FROM THE least to the greatest of us, the temptation exists to go after the whole world. It’s almost an in-built urge. From the earliest youth to doddering old age, we seem to want it all.

One of the illusions of my early years was that, given the right support and backing, I could conquer anything. I suppose that that’s an attitude that encourages you to use other people. They don’t exist as people in their own right, but as supports for my aims and goals.
I wanted the world, but was losing my soul. I am glad that God prevented my getting those things. I had to learn that other people don't just exist for my gratification.
I think that most people face that kind of temptation. We feel that we could get a bit more if we tried a bit harder; or we feel that we didn’t get it because others stood in our way, or because we were dealt a rum hand in the poker game of life. Life, we learn, is about what we can get out of it.

But Jesus said,

What good is it for a man to gain the whole world, and yet lose or forfeit his very self?

Beneath the urge to get it all are hidden fears. The more urgently people need to get everything, the more driven by fear they are.
And fear is a manifestation of a lack of love, because,

Perfect love casts out fear.

I had a friend who always wanted the best in life. He was my friend because he was a thoughtful and pleasant fellow. Although we didn’t share a faith, we shared a concern for the needy and for justice to be done.
But my friend was obsessed with getting the best.
I used to pay about $5 for a haircut; he was paying $25 for the same thing accompanied by wine. I had an elderly FIAT car; he had to have a brand new luxury car, though the repayments were crippling. I put my handkerchief and money in my trouser pocket where I could find them; he put his handkerchief in the top of one sock and his wallet in the top of the other, so that nothing would spoil the line of his designer clothes.
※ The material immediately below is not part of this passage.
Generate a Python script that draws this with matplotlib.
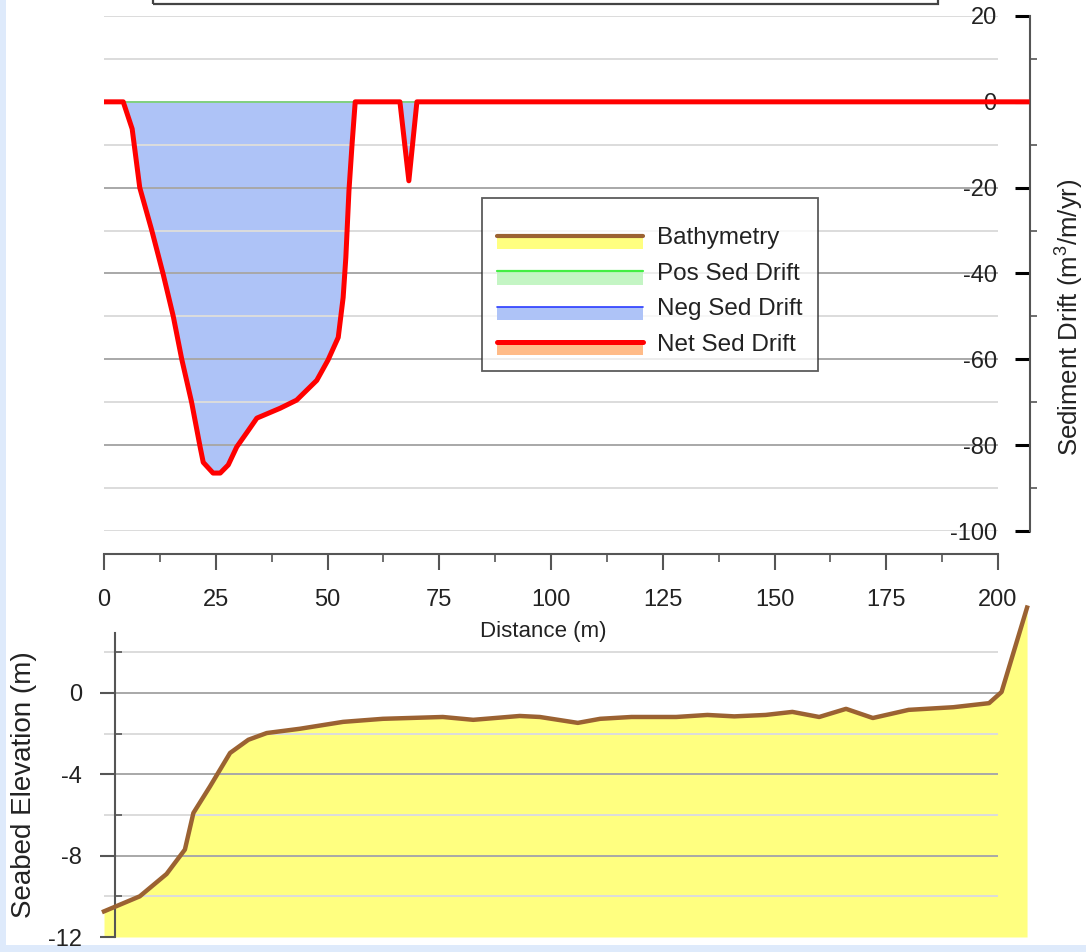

Like I said, we were friends. And I got to know what lay behind these attitudes and aims. His father was an alcoholic; his mother dealt with it by being abusive to his father and the kids. They lived in a run down Department of Housing house on the poor people’s side of the railway line.
My friend was terrified that people would discover where he really came from. He spent his life covering up his origins. He didn’t know and understand that people would love him regardless of what his family had been like. He didn’t experience the perfect love that casts out fear.

Jesus asked his question:

What good is it for a man to gain the whole world, and yet lose or forfeit his very self?

It's a pressing question in our world today.
We are know the businessman whose sole aim in life is to become rich regardless of cost.
In the collapse of OneTel, one of the directors told another that he should pay back a large amount of money he had paid himself despite the fact that the company was collapsing.
The director with the money told the man with the conscience, “I don’t think I will.”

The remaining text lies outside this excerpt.